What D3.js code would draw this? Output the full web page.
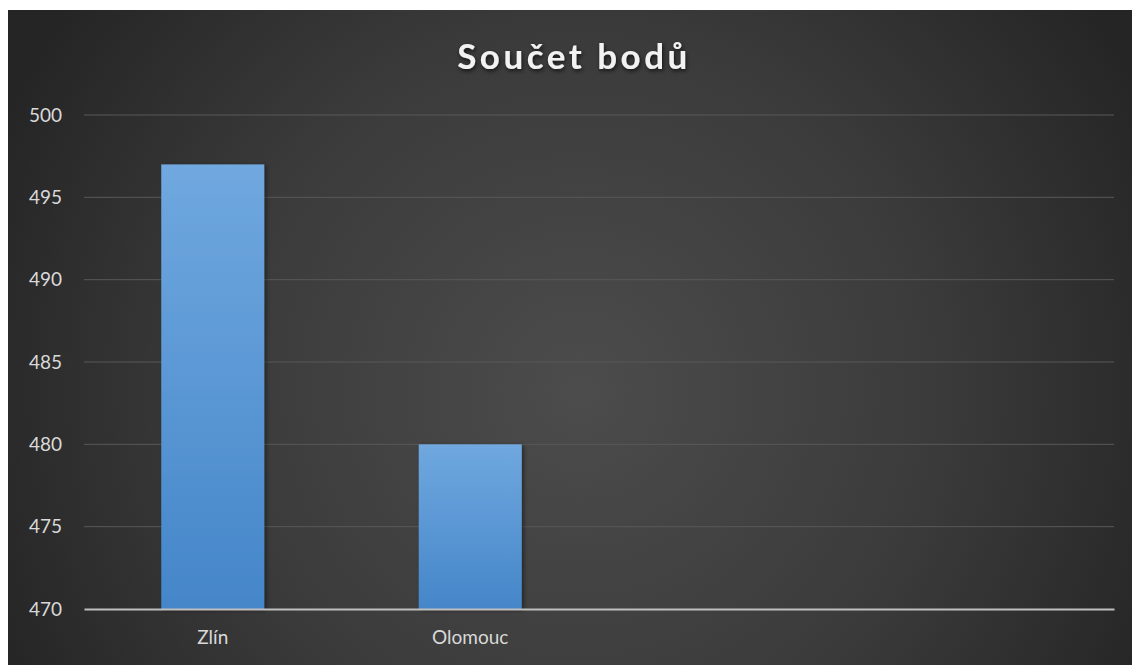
<!DOCTYPE html>
<html>
<head>
<meta charset="utf-8">
<script src="https://cdn.jsdelivr.net/npm/d3@7"></script>
<style>
  html, body { margin: 0; padding: 0; background: #ffffff; }
  svg { display: block; }
</style>
</head>
<body>
<svg id="chart" width="1132" height="665"></svg>
<script>
// Chart data
const title = "Součet bodů";
const categories = ["Zlín", "Olomouc", "", ""];
const values = [497, 480, null, null];
const yTicks = [470, 475, 480, 485, 490, 495, 500];

const W = 1132, H = 665;
const panel = { x: 8, y: 10, w: W - 8, h: H - 10 };
const plot = { left: 84, right: 1114, top: 115, bottom: 609 };

const svg = d3.select("#chart");
const defs = svg.append("defs");

// Background radial gradient
const bg = defs.append("radialGradient")
  .attr("id", "bgGrad")
  .attr("gradientUnits", "userSpaceOnUse")
  .attr("cx", 580).attr("cy", 390).attr("r", 640);
bg.append("stop").attr("offset", "0%").attr("stop-color", "#4c4c4c");
bg.append("stop").attr("offset", "55%").attr("stop-color", "#3b3b3b");
bg.append("stop").attr("offset", "100%").attr("stop-color", "#252525");

// Bar gradient
const bar = defs.append("linearGradient")
  .attr("id", "barGrad").attr("x1", 0).attr("y1", 0).attr("x2", 0).attr("y2", 1);
bar.append("stop").attr("offset", "0%").attr("stop-color", "#70a8df");
bar.append("stop").attr("offset", "100%").attr("stop-color", "#4486c9");

// Soft shadow for bars and title
const shadow = defs.append("filter").attr("id", "barShadow")
  .attr("x", "-10%").attr("y", "-5%").attr("width", "130%").attr("height", "115%");
shadow.append("feDropShadow").attr("dx", 2).attr("dy", 1).attr("stdDeviation", 2)
  .attr("flood-color", "#000").attr("flood-opacity", 0.45);

const tshadow = defs.append("filter").attr("id", "titleShadow")
  .attr("x", "-10%").attr("y", "-30%").attr("width", "120%").attr("height", "160%");
tshadow.append("feDropShadow").attr("dx", 1).attr("dy", 2).attr("stdDeviation", 2)
  .attr("flood-color", "#000").attr("flood-opacity", 0.7);

svg.append("rect")
  .attr("x", panel.x).attr("y", panel.y)
  .attr("width", panel.w).attr("height", panel.h)
  .attr("fill", "url(#bgGrad)");

// Scales
const x = d3.scaleBand()
  .domain(d3.range(categories.length))
  .range([plot.left, plot.right])
  .paddingInner(0.6)
  .paddingOuter(0.3);

const y = d3.scaleLinear()
  .domain([470, 500])
  .range([plot.bottom, plot.top]);

// Gridlines
svg.append("g")
  .selectAll("line")
  .data(yTicks.filter(t => t !== 470))
  .join("line")
  .attr("x1", plot.left).attr("x2", plot.right)
  .attr("y1", d => y(d)).attr("y2", d => y(d))
  .attr("stroke", "#585858").attr("stroke-width", 1);

// Y axis labels
const yAxis = d3.axisLeft(y).tickValues(yTicks).tickSize(0).tickPadding(22);
const yg = svg.append("g").attr("transform", `translate(${plot.left},0)`).call(yAxis);
yg.select(".domain").remove();
yg.selectAll("text")
  .attr("fill", "#d9d9d9")
  .style("font-family", "Lato, 'Open Sans', sans-serif")
  .style("font-size", "19px");

// Bars
svg.append("g")
  .selectAll("rect")
  .data(values.map((v, i) => ({ i, v })).filter(d => d.v != null))
  .join("rect")
  .attr("x", d => x(d.i))
  .attr("width", x.bandwidth())
  .attr("y", d => y(d.v))
  .attr("height", d => y(470) - y(d.v))
  .attr("fill", "url(#barGrad)")
  .attr("filter", "url(#barShadow)");

// X axis
const xAxis = d3.axisBottom(x).tickFormat(i => categories[i]).tickSize(0).tickPadding(22);
const xg = svg.append("g").attr("transform", `translate(0,${plot.bottom})`).call(xAxis);
xg.select(".domain").attr("stroke", "#bfbfbf").attr("stroke-width", 2.2);
xg.selectAll("text")
  .attr("fill", "#d9d9d9")
  .style("font-family", "Lato, 'Open Sans', sans-serif")
  .style("font-size", "19px");

// Title
svg.append("text")
  .attr("x", 574).attr("y", 69)
  .attr("text-anchor", "middle")
  .attr("fill", "#f2f2f2")
  .attr("filter", "url(#titleShadow)")
  .style("font-family", "Lato, 'Open Sans', sans-serif")
  .style("font-weight", "bold")
  .style("font-size", "35px")
  .style("letter-spacing", "3.5px")
  .text(title);
</script>
</body>
</html>
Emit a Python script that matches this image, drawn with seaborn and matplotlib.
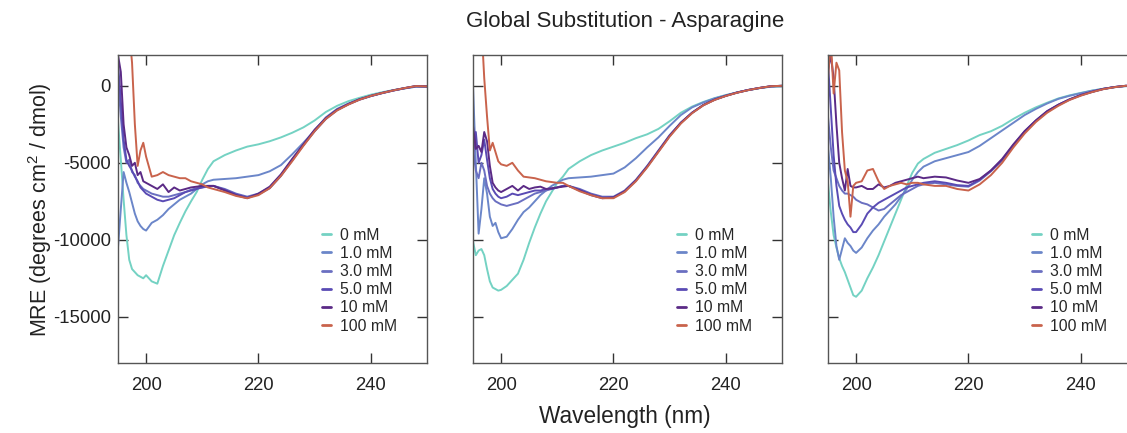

* * * * * * *

* _EXERCISE_: Output all of the records exactly as they appear above, but not the pictures.

* _SOLUTION_:
What D3.js code would draw this? Output the full web page.
<!DOCTYPE html>
<html>
<head>
<meta charset="utf-8">
<script src="https://cdn.jsdelivr.net/npm/d3@7"></script>
<style>
  html, body { margin: 0; padding: 0; background: #ffffff; }
  svg { display: block; }
</style>
</head>
<body>
<svg id="chart" width="1132" height="665"></svg>
<script>
// Chart data
const title = "Součet bodů";
const categories = ["Zlín", "Olomouc", "", ""];
const values = [497, 480, null, null];
const yTicks = [470, 475, 480, 485, 490, 495, 500];

const W = 1132, H = 665;
const panel = { x: 8, y: 10, w: W - 8, h: H - 10 };
const plot = { left: 84, right: 1114, top: 115, bottom: 609 };

const svg = d3.select("#chart");
const defs = svg.append("defs");

// Background radial gradient
const bg = defs.append("radialGradient")
  .attr("id", "bgGrad")
  .attr("gradientUnits", "userSpaceOnUse")
  .attr("cx", 580).attr("cy", 390).attr("r", 640);
bg.append("stop").attr("offset", "0%").attr("stop-color", "#4c4c4c");
bg.append("stop").attr("offset", "55%").attr("stop-color", "#3b3b3b");
bg.append("stop").attr("offset", "100%").attr("stop-color", "#252525");

// Bar gradient
const bar = defs.append("linearGradient")
  .attr("id", "barGrad").attr("x1", 0).attr("y1", 0).attr("x2", 0).attr("y2", 1);
bar.append("stop").attr("offset", "0%").attr("stop-color", "#70a8df");
bar.append("stop").attr("offset", "100%").attr("stop-color", "#4486c9");

// Soft shadow for bars and title
const shadow = defs.append("filter").attr("id", "barShadow")
  .attr("x", "-10%").attr("y", "-5%").attr("width", "130%").attr("height", "115%");
shadow.append("feDropShadow").attr("dx", 2).attr("dy", 1).attr("stdDeviation", 2)
  .attr("flood-color", "#000").attr("flood-opacity", 0.45);

const tshadow = defs.append("filter").attr("id", "titleShadow")
  .attr("x", "-10%").attr("y", "-30%").attr("width", "120%").attr("height", "160%");
tshadow.append("feDropShadow").attr("dx", 1).attr("dy", 2).attr("stdDeviation", 2)
  .attr("flood-color", "#000").attr("flood-opacity", 0.7);

svg.append("rect")
  .attr("x", panel.x).attr("y", panel.y)
  .attr("width", panel.w).attr("height", panel.h)
  .attr("fill", "url(#bgGrad)");

// Scales
const x = d3.scaleBand()
  .domain(d3.range(categories.length))
  .range([plot.left, plot.right])
  .paddingInner(0.6)
  .paddingOuter(0.3);

const y = d3.scaleLinear()
  .domain([470, 500])
  .range([plot.bottom, plot.top]);

// Gridlines
svg.append("g")
  .selectAll("line")
  .data(yTicks.filter(t => t !== 470))
  .join("line")
  .attr("x1", plot.left).attr("x2", plot.right)
  .attr("y1", d => y(d)).attr("y2", d => y(d))
  .attr("stroke", "#585858").attr("stroke-width", 1);

// Y axis labels
const yAxis = d3.axisLeft(y).tickValues(yTicks).tickSize(0).tickPadding(22);
const yg = svg.append("g").attr("transform", `translate(${plot.left},0)`).call(yAxis);
yg.select(".domain").remove();
yg.selectAll("text")
  .attr("fill", "#d9d9d9")
  .style("font-family", "Lato, 'Open Sans', sans-serif")
  .style("font-size", "19px");

// Bars
svg.append("g")
  .selectAll("rect")
  .data(values.map((v, i) => ({ i, v })).filter(d => d.v != null))
  .join("rect")
  .attr("x", d => x(d.i))
  .attr("width", x.bandwidth())
  .attr("y", d => y(d.v))
  .attr("height", d => y(470) - y(d.v))
  .attr("fill", "url(#barGrad)")
  .attr("filter", "url(#barShadow)");

// X axis
const xAxis = d3.axisBottom(x).tickFormat(i => categories[i]).tickSize(0).tickPadding(22);
const xg = svg.append("g").attr("transform", `translate(0,${plot.bottom})`).call(xAxis);
xg.select(".domain").attr("stroke", "#bfbfbf").attr("stroke-width", 2.2);
xg.selectAll("text")
  .attr("fill", "#d9d9d9")
  .style("font-family", "Lato, 'Open Sans', sans-serif")
  .style("font-size", "19px");

// Title
svg.append("text")
  .attr("x", 574).attr("y", 69)
  .attr("text-anchor", "middle")
  .attr("fill", "#f2f2f2")
  .attr("filter", "url(#titleShadow)")
  .style("font-family", "Lato, 'Open Sans', sans-serif")
  .style("font-weight", "bold")
  .style("font-size", "35px")
  .style("letter-spacing", "3.5px")
  .text(title);
</script>
</body>
</html>
Emit a Python script that matches this image, drawn with seaborn and matplotlib.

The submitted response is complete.